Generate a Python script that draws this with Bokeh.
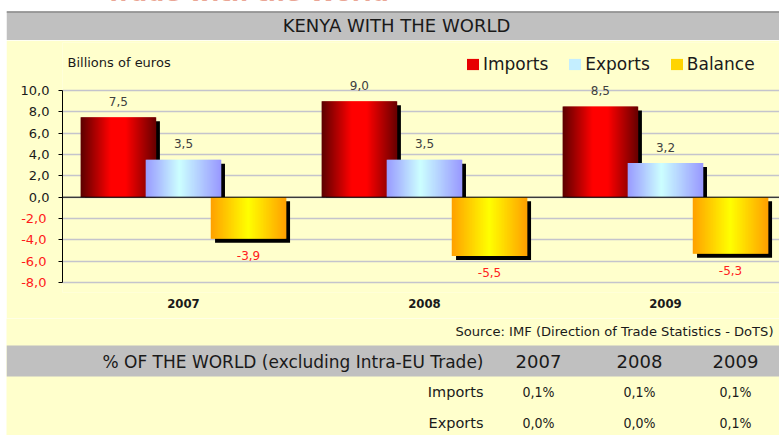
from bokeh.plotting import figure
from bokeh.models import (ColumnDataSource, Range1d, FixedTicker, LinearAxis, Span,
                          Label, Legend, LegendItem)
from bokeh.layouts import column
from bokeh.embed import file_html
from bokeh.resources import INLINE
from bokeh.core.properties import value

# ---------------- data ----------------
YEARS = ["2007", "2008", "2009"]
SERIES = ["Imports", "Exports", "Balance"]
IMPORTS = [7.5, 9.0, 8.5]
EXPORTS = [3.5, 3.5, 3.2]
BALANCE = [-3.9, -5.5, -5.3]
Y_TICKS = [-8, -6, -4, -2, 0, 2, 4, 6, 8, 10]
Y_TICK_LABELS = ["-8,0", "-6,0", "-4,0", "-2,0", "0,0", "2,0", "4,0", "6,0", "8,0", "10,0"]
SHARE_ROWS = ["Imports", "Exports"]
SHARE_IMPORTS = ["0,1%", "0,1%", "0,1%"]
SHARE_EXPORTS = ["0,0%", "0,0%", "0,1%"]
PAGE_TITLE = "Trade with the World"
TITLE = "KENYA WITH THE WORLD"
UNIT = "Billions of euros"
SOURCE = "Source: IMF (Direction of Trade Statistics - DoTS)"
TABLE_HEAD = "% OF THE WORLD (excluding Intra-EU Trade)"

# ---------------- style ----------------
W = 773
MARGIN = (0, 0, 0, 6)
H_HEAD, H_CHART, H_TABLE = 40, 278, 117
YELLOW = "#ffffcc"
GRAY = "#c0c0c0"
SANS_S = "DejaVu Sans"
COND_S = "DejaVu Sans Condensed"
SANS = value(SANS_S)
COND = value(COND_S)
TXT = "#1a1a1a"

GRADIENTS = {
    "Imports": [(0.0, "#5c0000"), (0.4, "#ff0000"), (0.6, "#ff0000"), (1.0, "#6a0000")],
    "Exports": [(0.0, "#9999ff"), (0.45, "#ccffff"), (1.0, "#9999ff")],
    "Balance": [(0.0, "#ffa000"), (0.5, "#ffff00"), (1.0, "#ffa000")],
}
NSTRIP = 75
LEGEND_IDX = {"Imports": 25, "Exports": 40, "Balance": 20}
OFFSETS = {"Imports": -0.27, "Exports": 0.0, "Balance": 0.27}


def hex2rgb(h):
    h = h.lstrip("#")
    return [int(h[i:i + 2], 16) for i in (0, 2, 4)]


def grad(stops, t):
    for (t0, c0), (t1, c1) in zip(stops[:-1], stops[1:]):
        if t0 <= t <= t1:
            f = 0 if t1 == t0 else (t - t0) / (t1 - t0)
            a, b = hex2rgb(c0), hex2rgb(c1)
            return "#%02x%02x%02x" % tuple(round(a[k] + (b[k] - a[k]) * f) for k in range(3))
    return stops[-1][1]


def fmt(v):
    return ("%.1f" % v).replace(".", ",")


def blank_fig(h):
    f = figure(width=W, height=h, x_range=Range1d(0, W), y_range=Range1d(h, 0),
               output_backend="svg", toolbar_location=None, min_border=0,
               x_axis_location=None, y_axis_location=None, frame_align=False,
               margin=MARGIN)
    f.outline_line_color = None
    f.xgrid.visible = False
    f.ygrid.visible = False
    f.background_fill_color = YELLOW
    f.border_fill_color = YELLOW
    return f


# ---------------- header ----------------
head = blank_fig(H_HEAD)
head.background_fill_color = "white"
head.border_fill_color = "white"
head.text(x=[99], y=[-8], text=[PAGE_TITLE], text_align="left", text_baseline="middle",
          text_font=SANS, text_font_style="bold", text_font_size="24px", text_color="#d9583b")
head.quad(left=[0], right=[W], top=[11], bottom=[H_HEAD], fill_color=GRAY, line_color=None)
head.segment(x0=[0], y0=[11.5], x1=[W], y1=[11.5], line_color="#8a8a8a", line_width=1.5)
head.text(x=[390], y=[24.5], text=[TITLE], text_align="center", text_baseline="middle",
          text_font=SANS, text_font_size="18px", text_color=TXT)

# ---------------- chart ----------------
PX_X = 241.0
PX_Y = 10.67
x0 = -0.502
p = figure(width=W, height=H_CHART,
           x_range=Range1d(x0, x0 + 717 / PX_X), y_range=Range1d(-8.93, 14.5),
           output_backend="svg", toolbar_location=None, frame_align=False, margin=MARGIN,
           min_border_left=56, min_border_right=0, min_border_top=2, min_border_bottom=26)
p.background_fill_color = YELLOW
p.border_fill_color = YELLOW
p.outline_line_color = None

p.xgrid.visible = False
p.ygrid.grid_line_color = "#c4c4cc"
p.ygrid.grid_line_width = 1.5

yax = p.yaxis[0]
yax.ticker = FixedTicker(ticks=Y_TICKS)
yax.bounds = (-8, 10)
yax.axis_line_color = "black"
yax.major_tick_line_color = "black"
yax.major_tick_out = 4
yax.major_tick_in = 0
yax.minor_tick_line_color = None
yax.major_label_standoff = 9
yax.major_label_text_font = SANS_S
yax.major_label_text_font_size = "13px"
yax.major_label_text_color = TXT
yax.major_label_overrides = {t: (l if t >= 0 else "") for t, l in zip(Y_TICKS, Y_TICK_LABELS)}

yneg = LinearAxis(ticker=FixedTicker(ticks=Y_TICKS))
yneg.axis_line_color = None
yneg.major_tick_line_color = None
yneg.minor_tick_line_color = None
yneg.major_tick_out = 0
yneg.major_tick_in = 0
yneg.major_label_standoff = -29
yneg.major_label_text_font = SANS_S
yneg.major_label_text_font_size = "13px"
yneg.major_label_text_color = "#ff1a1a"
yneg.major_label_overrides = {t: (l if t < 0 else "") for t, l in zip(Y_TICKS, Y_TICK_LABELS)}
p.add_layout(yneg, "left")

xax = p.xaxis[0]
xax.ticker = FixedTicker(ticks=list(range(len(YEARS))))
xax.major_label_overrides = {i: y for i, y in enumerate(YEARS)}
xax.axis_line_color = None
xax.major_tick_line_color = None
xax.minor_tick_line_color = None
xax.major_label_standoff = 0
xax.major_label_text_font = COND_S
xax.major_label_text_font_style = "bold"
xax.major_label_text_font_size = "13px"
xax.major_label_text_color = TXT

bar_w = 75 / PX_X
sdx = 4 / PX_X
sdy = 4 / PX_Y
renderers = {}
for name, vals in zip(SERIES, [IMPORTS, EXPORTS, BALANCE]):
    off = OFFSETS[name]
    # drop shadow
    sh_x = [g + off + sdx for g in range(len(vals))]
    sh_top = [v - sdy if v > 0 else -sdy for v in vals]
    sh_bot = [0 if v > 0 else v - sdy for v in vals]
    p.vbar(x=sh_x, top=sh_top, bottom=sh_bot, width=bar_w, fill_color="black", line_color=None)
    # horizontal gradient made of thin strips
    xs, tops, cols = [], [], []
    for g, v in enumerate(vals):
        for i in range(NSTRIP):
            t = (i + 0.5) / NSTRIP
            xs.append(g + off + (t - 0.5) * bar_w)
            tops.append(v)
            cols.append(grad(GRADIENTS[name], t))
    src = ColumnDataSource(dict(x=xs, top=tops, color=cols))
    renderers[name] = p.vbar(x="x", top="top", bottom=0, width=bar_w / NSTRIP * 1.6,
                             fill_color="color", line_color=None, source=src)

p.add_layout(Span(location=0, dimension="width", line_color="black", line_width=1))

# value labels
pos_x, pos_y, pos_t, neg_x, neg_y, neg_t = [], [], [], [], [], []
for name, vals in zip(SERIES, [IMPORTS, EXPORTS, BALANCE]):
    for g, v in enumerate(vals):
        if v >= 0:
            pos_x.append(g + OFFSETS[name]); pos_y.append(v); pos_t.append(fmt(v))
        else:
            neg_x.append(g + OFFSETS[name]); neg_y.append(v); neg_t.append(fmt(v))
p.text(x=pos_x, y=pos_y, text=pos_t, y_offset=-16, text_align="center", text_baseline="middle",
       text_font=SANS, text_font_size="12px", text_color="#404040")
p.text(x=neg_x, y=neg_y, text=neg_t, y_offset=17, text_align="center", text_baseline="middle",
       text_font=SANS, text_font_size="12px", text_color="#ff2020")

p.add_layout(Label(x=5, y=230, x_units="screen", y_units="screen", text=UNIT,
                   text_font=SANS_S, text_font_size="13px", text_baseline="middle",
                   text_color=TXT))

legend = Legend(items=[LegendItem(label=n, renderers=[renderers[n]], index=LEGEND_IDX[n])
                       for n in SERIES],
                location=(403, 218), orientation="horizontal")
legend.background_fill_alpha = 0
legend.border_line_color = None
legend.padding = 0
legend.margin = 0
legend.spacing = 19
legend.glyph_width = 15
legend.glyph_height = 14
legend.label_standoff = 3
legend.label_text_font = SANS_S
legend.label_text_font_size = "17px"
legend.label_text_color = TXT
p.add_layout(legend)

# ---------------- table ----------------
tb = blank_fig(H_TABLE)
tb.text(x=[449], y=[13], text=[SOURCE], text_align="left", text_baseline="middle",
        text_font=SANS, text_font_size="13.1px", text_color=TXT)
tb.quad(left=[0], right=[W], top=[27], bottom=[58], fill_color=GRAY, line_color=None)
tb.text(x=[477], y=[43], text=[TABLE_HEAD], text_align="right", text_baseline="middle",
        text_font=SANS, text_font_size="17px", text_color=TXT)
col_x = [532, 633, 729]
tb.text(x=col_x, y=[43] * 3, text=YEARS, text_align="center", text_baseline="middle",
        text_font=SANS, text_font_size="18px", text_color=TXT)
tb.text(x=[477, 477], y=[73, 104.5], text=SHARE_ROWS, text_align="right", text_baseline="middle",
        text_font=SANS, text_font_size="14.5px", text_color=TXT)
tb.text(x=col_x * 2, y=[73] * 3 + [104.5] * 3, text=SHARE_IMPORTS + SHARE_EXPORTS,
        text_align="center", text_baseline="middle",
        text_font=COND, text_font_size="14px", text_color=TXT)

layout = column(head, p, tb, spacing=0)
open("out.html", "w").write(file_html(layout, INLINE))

--

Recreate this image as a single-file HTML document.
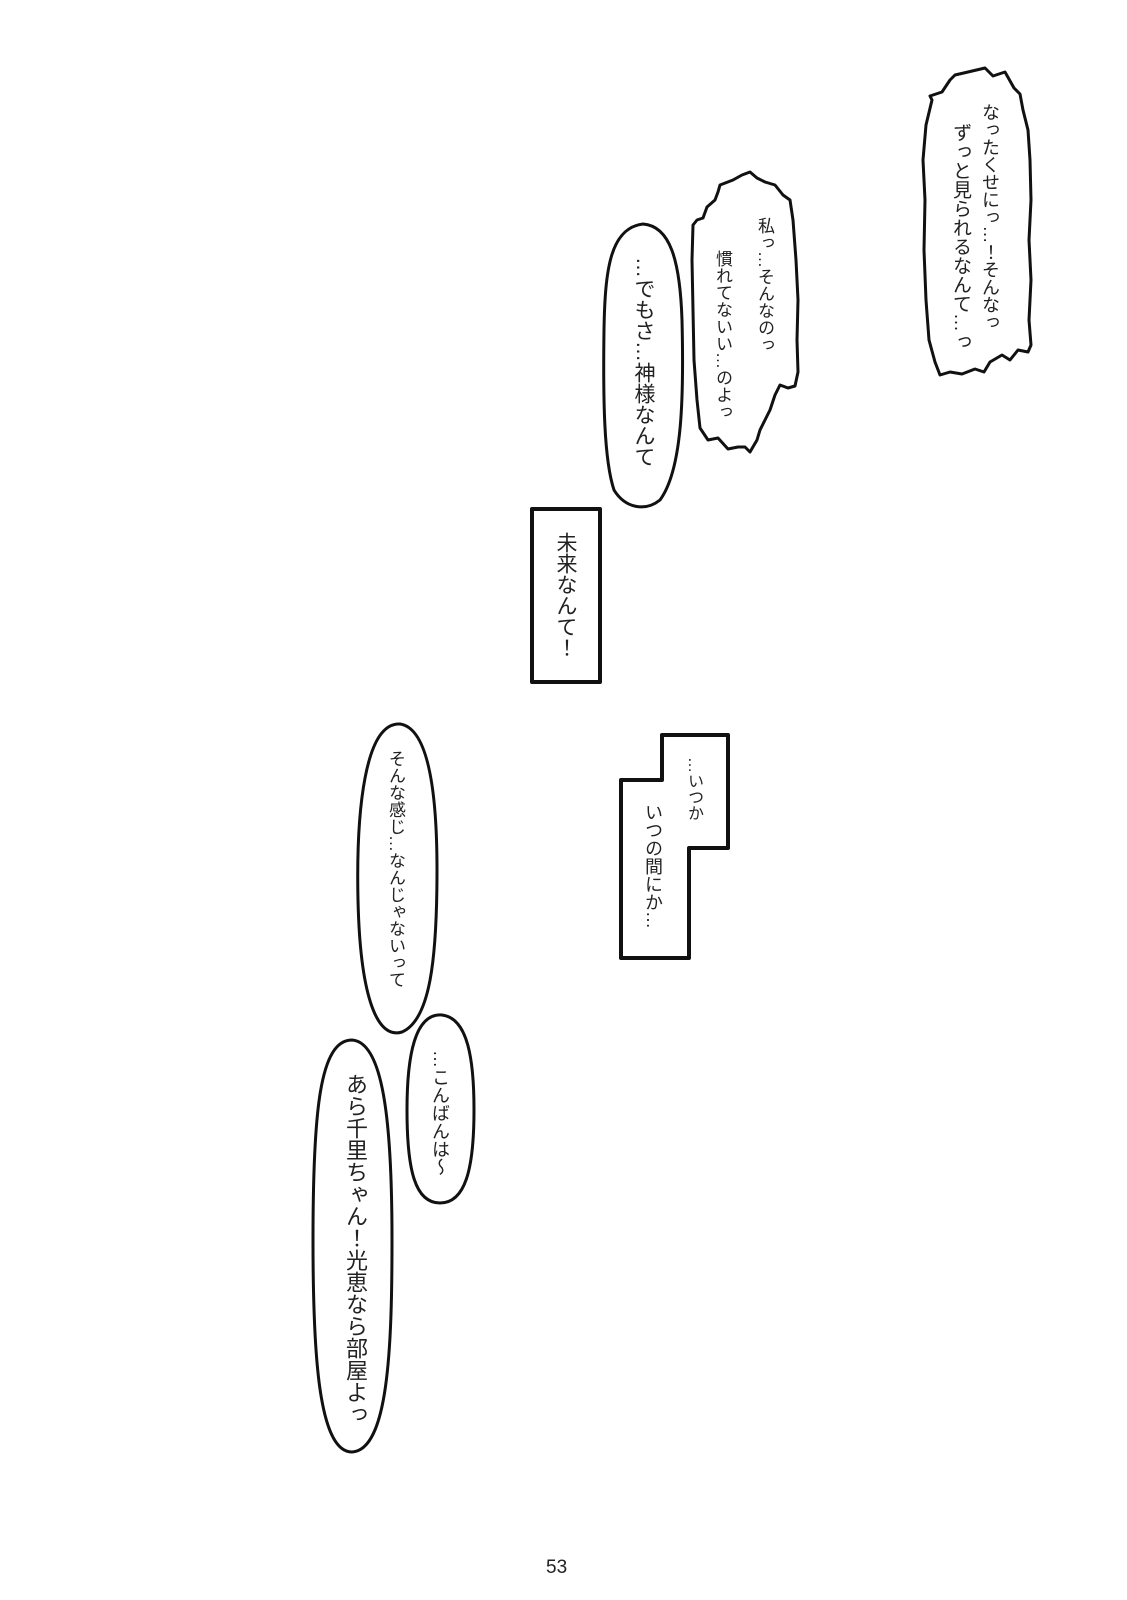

Set problem – Using the data above, copy exactly the lines from the one containing "Generate a Python" to the one containing "from bokeh.core.properties import value", inclusive. Exclude the pictures.

Complete output –
Generate a Python script that draws this with Bokeh.
from bokeh.plotting import figure
from bokeh.models import (ColumnDataSource, Range1d, FixedTicker, LinearAxis, Span,
                          Label, Legend, LegendItem)
from bokeh.layouts import column
from bokeh.embed import file_html
from bokeh.resources import INLINE
from bokeh.core.properties import value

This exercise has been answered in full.